|Temple at Tulum in Mexico|
The Book of Mormon recording places the discourse at the Temple in Bountiful. The Savior could have chosen anywhere to bring his new covenant to the Nephites. It is significant that he chose to come to a temple!
Actually, the idea of the sermon emphasizing the temple isn't that far off from the New Testament, either. While I believe the sermon could have been delivered at a mountain in the Galilee, I think there is a symbolic element to the title as well. In the Old Testament, the term Mount, Mountains, and Mount Zion all became synonymous with a temple. It was felt that a mountain was where a man could go to come to God's presence, and that the pinnacle of the mount was where God comes down to join with man on earth. In fact, it was on a mountain top where Moses had his temple-like experience.

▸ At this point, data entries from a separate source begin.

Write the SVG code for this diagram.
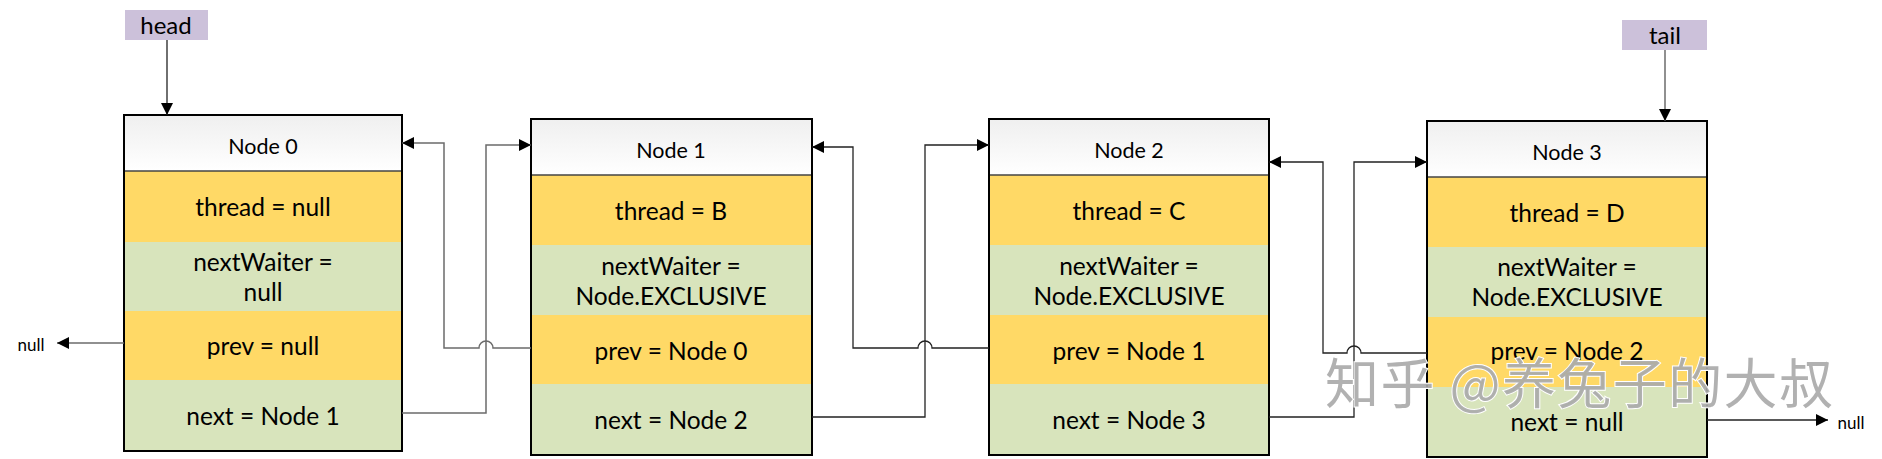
<svg xmlns="http://www.w3.org/2000/svg" width="1882" height="459" viewBox="0 0 1882 459">
<style>
.t{font-family:Lato,"Open Sans","Liberation Sans",sans-serif;fill:#000;text-anchor:middle;dominant-baseline:central}
.f{font-size:24.5px}
.h{font-size:21.5px}
.s{font-size:17px}
.lb{font-size:24px}
.y{fill:#FFD966}
.g{fill:#D8E4BC}
.box{fill:none;stroke:#000;stroke-width:2}
.sep{stroke:#444;stroke-width:1.5}
.c{fill:none;stroke:#6b6b6b;stroke-width:1.5}
.k{fill:none;stroke:#222;stroke-width:1.3}
.lab{fill:#CCC1DA}
</style>
<defs>
<linearGradient id="hg" x1="0" y1="0" x2="0" y2="1">
<stop offset="0" stop-color="#EFEFEF"/>
<stop offset="1" stop-color="#FFFFFF"/>
</linearGradient>
<marker id="ar" viewBox="0 0 10 10" refX="10" refY="5" markerWidth="13" markerHeight="12" markerUnits="userSpaceOnUse" orient="auto">
<path d="M0,0 L10,5 L0,10 z" fill="#000"/>
</marker>
</defs>

<g id="head">
<rect class="lab" x="125" y="10" width="83" height="30"/>
<text class="t lb" x="166" y="24">head</text>
</g>
<g id="tail">
<rect class="lab" x="1622" y="20" width="85" height="30"/>
<text class="t lb" x="1665" y="34">tail</text>
</g>

<g id="node0">
<rect x="124" y="115" width="278" height="56" fill="url(#hg)"/>
<rect class="y" x="124" y="171" width="278" height="71"/>
<rect class="g" x="124" y="242" width="278" height="69"/>
<rect class="y" x="124" y="311" width="278" height="69"/>
<rect class="g" x="124" y="380" width="278" height="71"/>
<line class="sep" x1="124" y1="171" x2="402" y2="171"/>
<rect class="box" x="124" y="115" width="278" height="336"/>
<text class="t h" x="263" y="146">Node 0</text>
<text class="t f" x="263" y="206">thread = null</text>
<text class="t f" x="263" y="261">nextWaiter =</text>
<text class="t f" x="263" y="291">null</text>
<text class="t f" x="263" y="345">prev = null</text>
<text class="t f" x="263" y="415">next = Node 1</text>
</g>

<g id="node1">
<rect x="531" y="119" width="281" height="56" fill="url(#hg)"/>
<rect class="y" x="531" y="175" width="281" height="70"/>
<rect class="g" x="531" y="245" width="281" height="70"/>
<rect class="y" x="531" y="315" width="281" height="69"/>
<rect class="g" x="531" y="384" width="281" height="71"/>
<line class="sep" x1="531" y1="175" x2="812" y2="175"/>
<rect class="box" x="531" y="119" width="281" height="336"/>
<text class="t h" x="671" y="150">Node 1</text>
<text class="t f" x="671" y="210">thread = B</text>
<text class="t f" x="671" y="265">nextWaiter =</text>
<text class="t f" x="671" y="295">Node.EXCLUSIVE</text>
<text class="t f" x="671" y="350">prev = Node 0</text>
<text class="t f" x="671" y="419">next = Node 2</text>
</g>

<g id="node2">
<rect x="989" y="119" width="280" height="56" fill="url(#hg)"/>
<rect class="y" x="989" y="175" width="280" height="70"/>
<rect class="g" x="989" y="245" width="280" height="70"/>
<rect class="y" x="989" y="315" width="280" height="69"/>
<rect class="g" x="989" y="384" width="280" height="71"/>
<line class="sep" x1="989" y1="175" x2="1269" y2="175"/>
<rect class="box" x="989" y="119" width="280" height="336"/>
<text class="t h" x="1129" y="150">Node 2</text>
<text class="t f" x="1129" y="210">thread = C</text>
<text class="t f" x="1129" y="265">nextWaiter =</text>
<text class="t f" x="1129" y="295">Node.EXCLUSIVE</text>
<text class="t f" x="1129" y="350">prev = Node 1</text>
<text class="t f" x="1129" y="419">next = Node 3</text>
</g>

<g id="node3">
<rect x="1427" y="121" width="280" height="56" fill="url(#hg)"/>
<rect class="y" x="1427" y="177" width="280" height="70"/>
<rect class="g" x="1427" y="247" width="280" height="70"/>
<rect class="y" x="1427" y="317" width="280" height="70"/>
<rect class="g" x="1427" y="387" width="280" height="70"/>
<line class="sep" x1="1427" y1="177" x2="1707" y2="177"/>
<rect class="box" x="1427" y="121" width="280" height="336"/>
<text class="t h" x="1567" y="152">Node 3</text>
<text class="t f" x="1567" y="212">thread = D</text>
<text class="t f" x="1567" y="266">nextWaiter =</text>
<text class="t f" x="1567" y="296">Node.EXCLUSIVE</text>
<text class="t f" x="1567" y="350">prev = Node 2</text>
<text class="t f" x="1567" y="421">next = null</text>
</g>

<g id="connectors">
<path class="k" d="M167,40 V115" marker-end="url(#ar)"/>
<path class="c" d="M1665,50 V121" marker-end="url(#ar)"/>
<path class="c" d="M124,343 H57" marker-end="url(#ar)"/>
<path class="k" d="M1707,420 H1828" marker-end="url(#ar)"/>
<path class="c" d="M402,413 H486 V145 H531" marker-end="url(#ar)"/>
<path class="c" d="M531,348 H493 A7,7 0 0 0 479,348 H444 V143 H402" marker-end="url(#ar)"/>
<path class="k" d="M812,417 H925 V145 H989" marker-end="url(#ar)"/>
<path class="k" d="M989,348 H932 A7,7 0 0 0 918,348 H853 V147 H812" marker-end="url(#ar)"/>
<path class="k" d="M1269,417 H1354 V162 H1427" marker-end="url(#ar)"/>
<path class="k" d="M1427,353 H1361 A7,7 0 0 0 1347,353 H1323 V162 H1269" marker-end="url(#ar)"/>
</g>

<text class="t s" x="31" y="344">null</text>
<text class="t s" x="1851" y="422">null</text>

<text x="1325" y="404" font-family="'Noto Sans CJK SC',sans-serif" font-size="54" textLength="508" lengthAdjust="spacing" fill="#A8A8A8" fill-opacity="0.9" stroke="#FFFFFF" stroke-width="2" paint-order="stroke">知乎 @养兔子的大叔</text>
</svg>
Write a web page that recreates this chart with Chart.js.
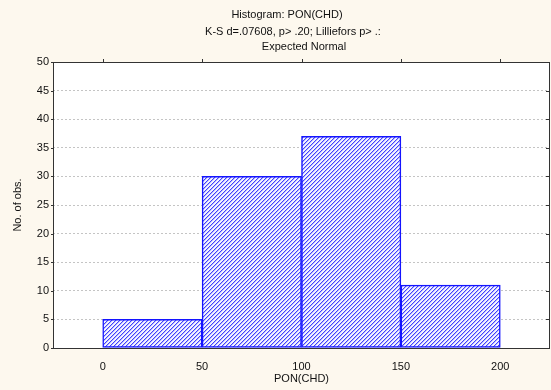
<!DOCTYPE html>
<html>
<head>
<meta charset="utf-8">
<script src="https://cdn.jsdelivr.net/npm/chart.js@4.4.0/dist/chart.umd.min.js"></script>
<style>
  html, body { margin: 0; padding: 0; background: #fdf8ee; }
  #wrap { width: 551px; height: 390px; }
</style>
</head>
<body>
<div id="wrap"><canvas id="myChart" width="551" height="390"></canvas></div>
<script>
// histogram bins and counts
var binEdges = [0, 50, 100, 150, 200];
var counts = [5, 30, 37, 11];
var yTicks = [0, 5, 10, 15, 20, 25, 30, 35, 40, 45, 50];
var xTicks = [0, 50, 100, 150, 200];
var titleLines = ['Histogram: PON(CHD)', 'K-S d=.07608, p> .20; Lilliefors p> .:', 'Expected Normal'];

const init = function(){
  var ctx = document.getElementById('myChart').getContext('2d');

  // diagonal "/" hatch for the bars, pixel by pixel
  var n = 4;
  var pc = document.createElement('canvas');
  pc.width = n; pc.height = n;
  var p = pc.getContext('2d');
  p.fillStyle = '#f4f4ff';
  p.fillRect(0, 0, n, n);
  for (var i = 0; i < n; i++) {
    p.fillStyle = '#4040ff';
    p.fillRect(i, n - 1 - i, 1, 1);
    p.fillStyle = '#b8b8ff';
    p.fillRect((i + 1) % n, n - 1 - i, 1, 1);
  }
  var hatch = ctx.createPattern(pc, 'repeat');

  var points = counts.map(function(c, i){
    return { x: (binEdges[i] + binEdges[i + 1]) / 2, y: c };
  });

  var frame = {
    id: 'frame',
    beforeDraw: function(chart){
      var a = chart.chartArea, c = chart.ctx;
      c.save();
      c.fillStyle = '#fdf8ee';
      c.fillRect(0, 0, chart.width, chart.height);
      c.fillStyle = '#ffffff';
      c.fillRect(a.left, a.top, a.right - a.left, a.bottom - a.top);
      c.restore();
    },
    afterDraw: function(chart){
      var a = chart.chartArea, c = chart.ctx;
      var ys = chart.scales.y, xs = chart.scales.x;
      c.save();
      c.strokeStyle = '#333';
      c.lineWidth = 1;
      c.strokeRect(Math.round(a.left) + 0.5, Math.round(a.top) + 0.5,
        Math.round(a.right - a.left) - 1, Math.round(a.bottom - a.top));
      // small ticks: inward on the right, outward on the left and top
      yTicks.forEach(function(v){
        var y = Math.round(ys.getPixelForValue(v)) + 0.5;
        c.beginPath(); c.moveTo(a.right - 4, y); c.lineTo(a.right, y); c.stroke();
        c.beginPath(); c.moveTo(a.left - 2, y); c.lineTo(a.left, y); c.stroke();
      });
      xTicks.forEach(function(v){
        var x = Math.round(xs.getPixelForValue(v)) + 0.5;
        c.beginPath(); c.moveTo(x, a.top); c.lineTo(x, a.top - 3); c.stroke();
      });
      // titles
      c.fillStyle = '#111';
      c.font = '11px "Liberation Sans", Arial, sans-serif';
      c.textAlign = 'center';
      c.textBaseline = 'middle';
      c.fillText(titleLines[0], 287, 15);
      c.fillText(titleLines[1], 293, 32);
      c.fillText(titleLines[2], 304, 47);
      c.restore();
    }
  };

  var chart = new Chart(ctx, {
    type: 'bar',
    data: {
      datasets: [{
        data: points,
        backgroundColor: hatch,
        borderColor: '#1414ff',
        borderWidth: 1.5,
        borderSkipped: false,
        barPercentage: 1,
        categoryPercentage: 1
      }]
    },
    options: {
      responsive: false,
      animation: false,
      layout: { padding: { top: 62, right: 1, left: 0, bottom: 0 } },
      plugins: {
        legend: { display: false },
        tooltip: { enabled: false }
      },
      scales: {
        x: {
          type: 'linear',
          offset: false,
          min: -25,
          max: 225,
          afterBuildTicks: function(s){ s.ticks = xTicks.map(function(v){ return { value: v }; }); },
          grid: { display: false },
          border: { display: false },
          ticks: { color: '#111', font: { family: 'Liberation Sans', size: 11 }, padding: 4 },
          title: { display: true, text: 'PON(CHD)', color: '#111', font: { family: 'Liberation Sans', size: 11 }, padding: { top: 5 } },
          afterFit: function(s){ s.height = 42; }
        },
        y: {
          min: 0,
          max: 50,
          afterBuildTicks: function(s){ s.ticks = yTicks.map(function(v){ return { value: v }; }); },
          grid: { color: '#c4c4c4', lineWidth: 1, drawTicks: false },
          border: { display: false, dash: [2, 2] },
          ticks: { color: '#111', font: { family: 'Liberation Sans', size: 11 }, padding: 4 },
          title: { display: true, text: 'No. of obs.', color: '#111', font: { family: 'Liberation Sans', size: 11 }, padding: { top: 11, bottom: 3 } },
          afterFit: function(s){ s.width = 53; }
        }
      }
    },
    plugins: [frame]
  });
}

document.addEventListener("DOMContentLoaded", init);
</script>
</body>
</html>
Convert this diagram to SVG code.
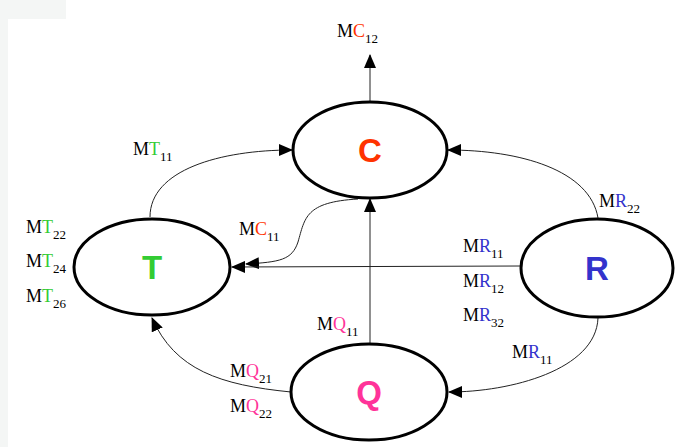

The term Sermon on the Mount may in actuality, regardless of where it was physically delivered, refer to a temple sermon. In other words, it was (and still is) a sermon meant to prepare people to enter into a covenant with God.
This is born out when we compare it to 3 Nephi. Before the Savior starts the famous discourse, he teaches the disciples about baptism, as found in the end of Chapter 11. Then, when he starts the discourse which was delivered to all the multitude, he started it off again by emphasizing the importance of baptism.
As we know, it is baptism that is the covenant we make with God for him to bring us home. The rest of the sermon, then, can be viewed as a temple prep class--a discourse about how we can better make and keep our covenants.